# START OF Collected data

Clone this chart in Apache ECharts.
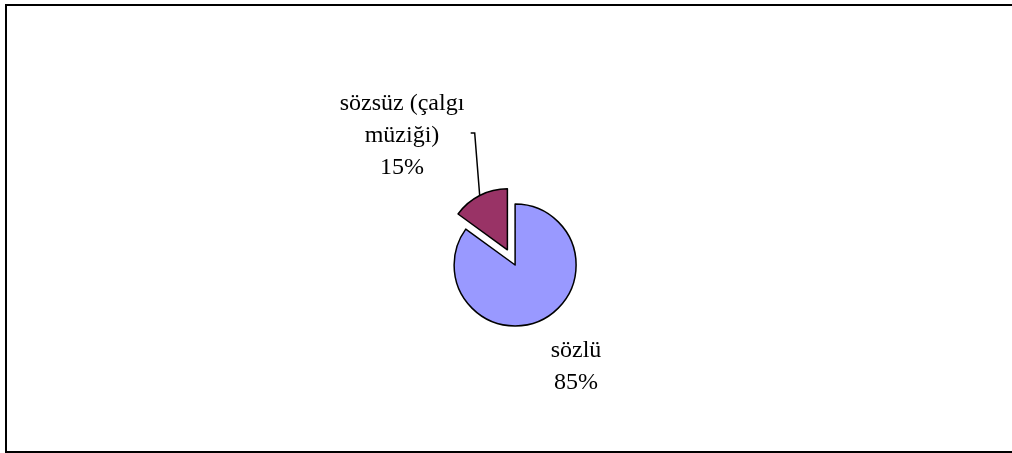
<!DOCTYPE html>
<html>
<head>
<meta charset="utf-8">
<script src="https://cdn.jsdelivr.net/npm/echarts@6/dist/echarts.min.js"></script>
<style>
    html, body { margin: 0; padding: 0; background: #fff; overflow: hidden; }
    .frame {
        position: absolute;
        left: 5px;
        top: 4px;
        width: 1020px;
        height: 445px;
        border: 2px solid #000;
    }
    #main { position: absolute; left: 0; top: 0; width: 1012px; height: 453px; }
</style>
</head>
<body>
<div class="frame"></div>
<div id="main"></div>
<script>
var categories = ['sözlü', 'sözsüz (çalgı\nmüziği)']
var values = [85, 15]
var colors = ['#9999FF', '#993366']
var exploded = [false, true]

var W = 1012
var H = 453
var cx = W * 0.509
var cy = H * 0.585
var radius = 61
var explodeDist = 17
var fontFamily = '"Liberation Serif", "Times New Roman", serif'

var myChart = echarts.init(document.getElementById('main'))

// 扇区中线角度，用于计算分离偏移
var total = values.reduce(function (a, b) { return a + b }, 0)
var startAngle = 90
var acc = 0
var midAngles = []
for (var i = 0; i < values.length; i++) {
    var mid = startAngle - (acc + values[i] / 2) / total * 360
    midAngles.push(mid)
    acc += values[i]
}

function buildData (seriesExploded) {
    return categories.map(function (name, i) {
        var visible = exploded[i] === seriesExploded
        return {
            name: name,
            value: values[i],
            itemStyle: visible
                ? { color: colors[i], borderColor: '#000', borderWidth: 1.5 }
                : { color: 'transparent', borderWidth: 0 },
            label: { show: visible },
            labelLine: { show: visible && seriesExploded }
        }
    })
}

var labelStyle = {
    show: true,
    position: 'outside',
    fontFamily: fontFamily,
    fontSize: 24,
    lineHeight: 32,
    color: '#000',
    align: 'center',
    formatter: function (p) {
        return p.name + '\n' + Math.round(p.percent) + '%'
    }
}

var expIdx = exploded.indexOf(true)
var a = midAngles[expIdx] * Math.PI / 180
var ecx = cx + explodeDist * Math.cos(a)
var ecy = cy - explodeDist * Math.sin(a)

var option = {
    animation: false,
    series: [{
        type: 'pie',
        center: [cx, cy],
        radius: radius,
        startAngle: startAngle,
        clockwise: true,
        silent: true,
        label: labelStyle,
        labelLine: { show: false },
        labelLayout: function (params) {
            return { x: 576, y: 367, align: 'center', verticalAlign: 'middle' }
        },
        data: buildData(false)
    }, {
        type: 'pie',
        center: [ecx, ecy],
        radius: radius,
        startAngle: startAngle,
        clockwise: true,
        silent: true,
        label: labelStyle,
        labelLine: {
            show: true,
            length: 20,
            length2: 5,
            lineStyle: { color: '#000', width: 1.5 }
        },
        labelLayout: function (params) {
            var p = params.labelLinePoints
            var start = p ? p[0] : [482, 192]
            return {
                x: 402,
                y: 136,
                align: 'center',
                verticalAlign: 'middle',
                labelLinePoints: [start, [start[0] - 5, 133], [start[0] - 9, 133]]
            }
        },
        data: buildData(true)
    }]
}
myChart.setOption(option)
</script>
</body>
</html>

# END OF Collected data

(Task objective): Exactly as written, please give again the lines from the beginning of the listing through the line containing "var ecy = cy - explodeDist * Math.sin(a)", inclusive, without any pictures.

(Result of this task):
Clone this chart in Apache ECharts.
<!DOCTYPE html>
<html>
<head>
<meta charset="utf-8">
<script src="https://cdn.jsdelivr.net/npm/echarts@6/dist/echarts.min.js"></script>
<style>
    html, body { margin: 0; padding: 0; background: #fff; overflow: hidden; }
    .frame {
        position: absolute;
        left: 5px;
        top: 4px;
        width: 1020px;
        height: 445px;
        border: 2px solid #000;
    }
    #main { position: absolute; left: 0; top: 0; width: 1012px; height: 453px; }
</style>
</head>
<body>
<div class="frame"></div>
<div id="main"></div>
<script>
var categories = ['sözlü', 'sözsüz (çalgı\nmüziği)']
var values = [85, 15]
var colors = ['#9999FF', '#993366']
var exploded = [false, true]

var W = 1012
var H = 453
var cx = W * 0.509
var cy = H * 0.585
var radius = 61
var explodeDist = 17
var fontFamily = '"Liberation Serif", "Times New Roman", serif'

var myChart = echarts.init(document.getElementById('main'))

// 扇区中线角度，用于计算分离偏移
var total = values.reduce(function (a, b) { return a + b }, 0)
var startAngle = 90
var acc = 0
var midAngles = []
for (var i = 0; i < values.length; i++) {
    var mid = startAngle - (acc + values[i] / 2) / total * 360
    midAngles.push(mid)
    acc += values[i]
}

function buildData (seriesExploded) {
    return categories.map(function (name, i) {
        var visible = exploded[i] === seriesExploded
        return {
            name: name,
            value: values[i],
            itemStyle: visible
                ? { color: colors[i], borderColor: '#000', borderWidth: 1.5 }
                : { color: 'transparent', borderWidth: 0 },
            label: { show: visible },
            labelLine: { show: visible && seriesExploded }
        }
    })
}

var labelStyle = {
    show: true,
    position: 'outside',
    fontFamily: fontFamily,
    fontSize: 24,
    lineHeight: 32,
    color: '#000',
    align: 'center',
    formatter: function (p) {
        return p.name + '\n' + Math.round(p.percent) + '%'
    }
}

var expIdx = exploded.indexOf(true)
var a = midAngles[expIdx] * Math.PI / 180
var ecx = cx + explodeDist * Math.cos(a)
var ecy = cy - explodeDist * Math.sin(a)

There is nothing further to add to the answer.